Wir werfen mein Gepäck auf die nasse, schlüpfrige Plattform. Des sagt good-bye, das Boot dreht ab und verschwindet im Dunst.
Leuchtend rote Geländer führen mich zum Leuchtturm auf halber Höhe der Insel. Der Weg ist teilweise wegen der Steinschlag-Gefahr überdacht. Lärmend stellen sich die Kittiwakes (Dreizehenmöwen) vor: Kit-i-wake...Kit-i-wake plärren sie pausenlos. Vorbei geht es an der Helikopter-Landeplattform,die wie ein Teller außenbords an den Felsen geklebt ist. Vorbei an den über 1000jährigen Steinstufen, die bis zum Gipfel des Felsen führen.
Drei Gesichter kleben am Fenster die Leuchtturmwärter. Sie hatten über Radio-Telefon gehört, daß ich kommen würde. Besuch gibt es hier nur selten. Ich werde durch das Gebäude geführt, bekomme ein Zimmer und eine eigene Küche. Wir trinken eine Tasse Kaffee zusammen, dann mache ich mich auf, die Insel zu erkunden.Der Regen ist inzwischen abgezogen,die Sonne immer noch im Dunst – aber es ist einigermaßen warm hier.
700 Stufen zum Kloster
Geht man die Straße vom Leuchtturm zum Landeplatz entlang, steht der Skellig Rock mächtig und steil in den Himmel. Kahler Felsen wechselt mit grün überströmenden Steilmatten. Nach etwa 500 Metern kommt man an den Anfang der 1500-jährigen Stufenleiter zur Klostersiedlung der Mönche von Skellig Michael. 700 Stufen aus Steinplatten führen in Windungen an der Flanke des Felsenriffs hinauf zum Christus-Sattel. Von hier, wo wie vom Wind gepeitscht sich die Felsenpyramide in zwei Gipfel teilt, führt der Weg nochmals aufwärts nach Osten. Direkt am Wege stehtein rohes Steinkreuz.
Weiter oben laufen die Stufen in einem mit Steinplatten gepflasterten Weg aus, der an die Außenmauer des Klosters führt, zu den bienenkorbartigen Hütten oder Zellen der frühen Mönche.
In ihre Kutten gehüllt tauchen die Mönche in meiner Phantasie auf, Gebete murmelnd – oder Flüche über das Wetter, emsig bemüht, die wenigen Gartenflächen, die das Felsenmassiv bietet, zu kultivieren.
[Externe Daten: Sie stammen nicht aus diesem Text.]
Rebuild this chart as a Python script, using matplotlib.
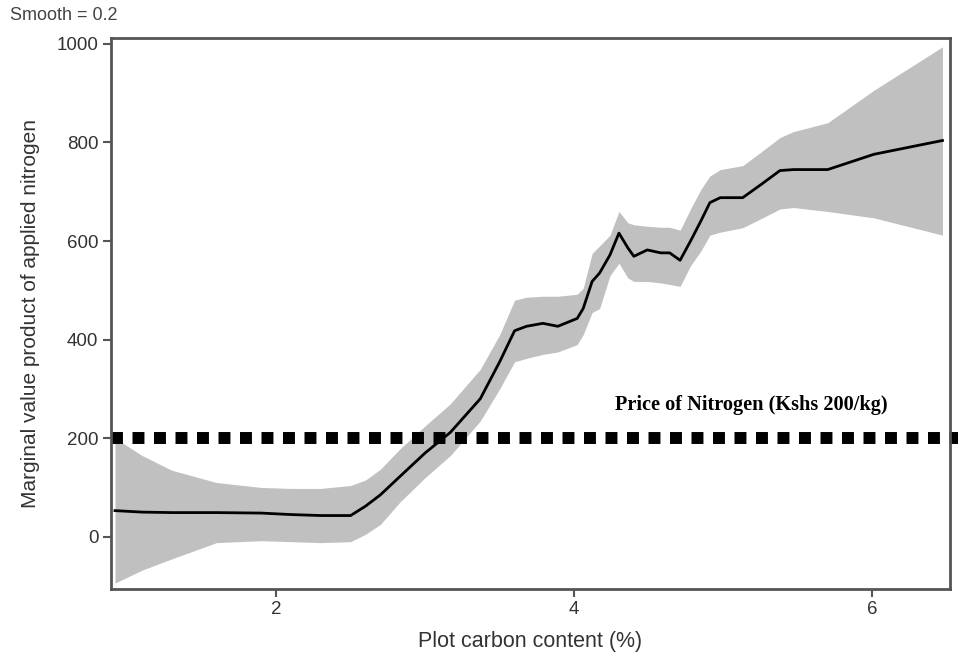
import numpy as np
import matplotlib
matplotlib.use("Agg")
import matplotlib.pyplot as plt

plt.rcParams['font.family'] = ['Liberation Sans', 'DejaVu Sans']

# carbon content (%) grid
carbon = [0.92, 1.1, 1.3, 1.6, 1.9, 2.1, 2.3, 2.5, 2.6, 2.7, 2.83, 3.0, 3.17, 3.37,
          3.5, 3.6, 3.68, 3.79, 3.89, 4.02, 4.06, 4.12, 4.17, 4.24, 4.30, 4.36,
          4.40, 4.49, 4.58, 4.64, 4.71, 4.78, 4.85, 4.91, 4.98, 5.13, 5.25, 5.38,
          5.47, 5.70, 6.01, 6.47]
mvp = [53, 50, 49, 49, 48, 45, 43, 43, 62, 85, 122, 170, 212, 280,
       355, 418, 427, 433, 427, 443, 463, 518, 535, 572, 616, 586,
       569, 582, 576, 576, 561, 600, 641, 678, 688, 688, 714, 743,
       745, 745, 776, 804]
upper = [200, 165, 135, 110, 100, 98, 98, 104, 115, 137, 178, 225, 270, 340,
         410, 480, 486, 488, 488, 492, 504, 575, 590, 612, 660, 637,
         633, 630, 628, 628, 622, 665, 705, 732, 745, 753, 780, 810,
         822, 840, 906, 994]
lower = [-94, -68, -45, -12, -8, -10, -12, -10, 5, 25, 70, 120, 165, 235,
         300, 355, 362, 370, 375, 390, 410, 455, 463, 530, 555, 525,
         518, 518, 515, 512, 508, 550, 580, 612, 618, 627, 645, 665,
         668, 660, 647, 612]
price = 200

fig = plt.figure(figsize=(9.61, 6.55), dpi=100)
ax = fig.add_axes([0.1155, 0.1008, 0.873, 0.8412])

ax.fill_between(carbon, lower, upper, color="#c0c0c0", linewidth=0)
ax.plot(carbon, mvp, color="black", lw=2)
ax.axhline(price, xmin=0, xmax=1.01, color="black", lw=8.6,
           linestyle=(0, (1, 0.8)), dash_capstyle="butt", clip_on=False)
ax.text(5.19, 268, "Price of Nitrogen (Kshs 200/kg)", ha="center", va="center",
        family="Liberation Serif", weight="bold", fontsize=14.6)

ax.set_xlim(0.893, 6.52)
ax.set_ylim(-106, 1012)
ax.set_xticks([2, 4, 6])
ax.set_yticks([0, 200, 400, 600, 800, 1000])

for s in ax.spines.values():
    s.set_color("#555555")
    s.set_linewidth(2)
ax.tick_params(direction="out", length=6, width=1.5, color="#555555",
               labelcolor="#333333", labelsize=13.5, pad=3)
ax.set_xlabel("Plot carbon content (%)", fontsize=15.5, color="#333333", labelpad=9)
ax.set_ylabel("Marginal value product of applied nitrogen", fontsize=15,
              color="#333333", labelpad=12)

fig.text(0.01, 0.977, "Smooth = 0.2", fontsize=13, color="#444444", va="center")

fig.savefig("out.png", dpi=100)
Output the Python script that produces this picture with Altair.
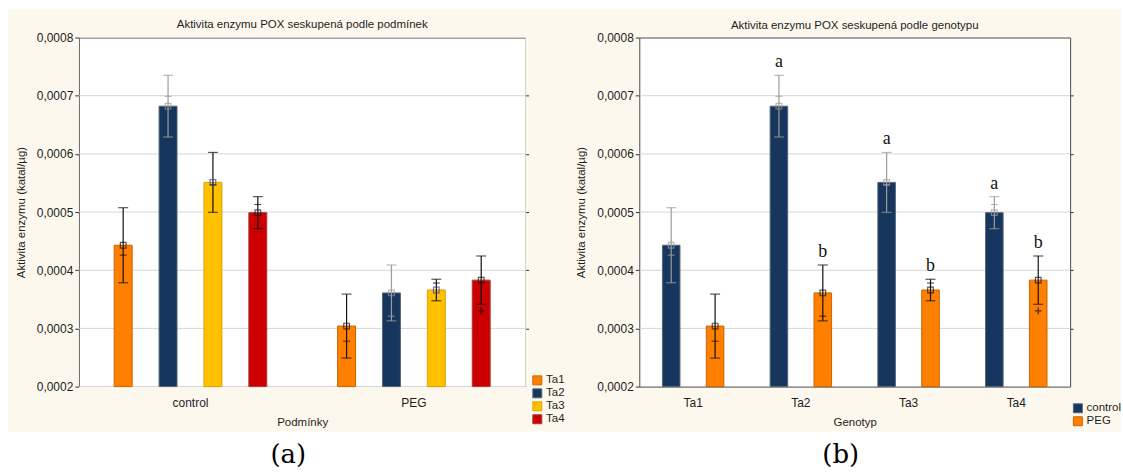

Wie der Duft der Blumen, die heute hier blühen, zieht der Hauch von Romantik durch die Gemäuer.
War es vielleicht ganz anders? Sie müssen dem Wahnsinn nahe gewesen sein, phantastische Hirngespinste höherer Welten halluzinierend. Vom Hunger gequält, von der Einsamkeit. Wo blieben die Mönche? Es sind erstaunlich wenige Gräber auf der Insel, bei einer Gemeinschaft, die einige hundert Jahre bestand.
Die Steine überlebten. Sie sind lebendig, wie vor tausend Jahren. Sie bieten ihren Schutz noch heute, weniges ist inzwischen zerfallen. Das jüngste Bauwerk, die mittelalterliche Michaelskirche, hat die Zeit nicht überlebt. Sie ist Ruine ist zerfallen. In ihr haben die Kinder eines früheren Leuchtturmwärters ihre letzte Ruhe gefunden. Patrik, dreijährig, William, fünfjährig – rest in peace.
Wieder tauchen die Mönche auf. Sie locken mich in ihre Zellen. Mühsam aus Steinen aufgeschichtet, mit Wänden über einen Meter dick, trotzten sie dem Sturm der Zeit. Die hohen kuppelförmigen Räume bieten Schutz, der mehr ist als Trockenheit und ein bischen Wärme – sie sind mächtig.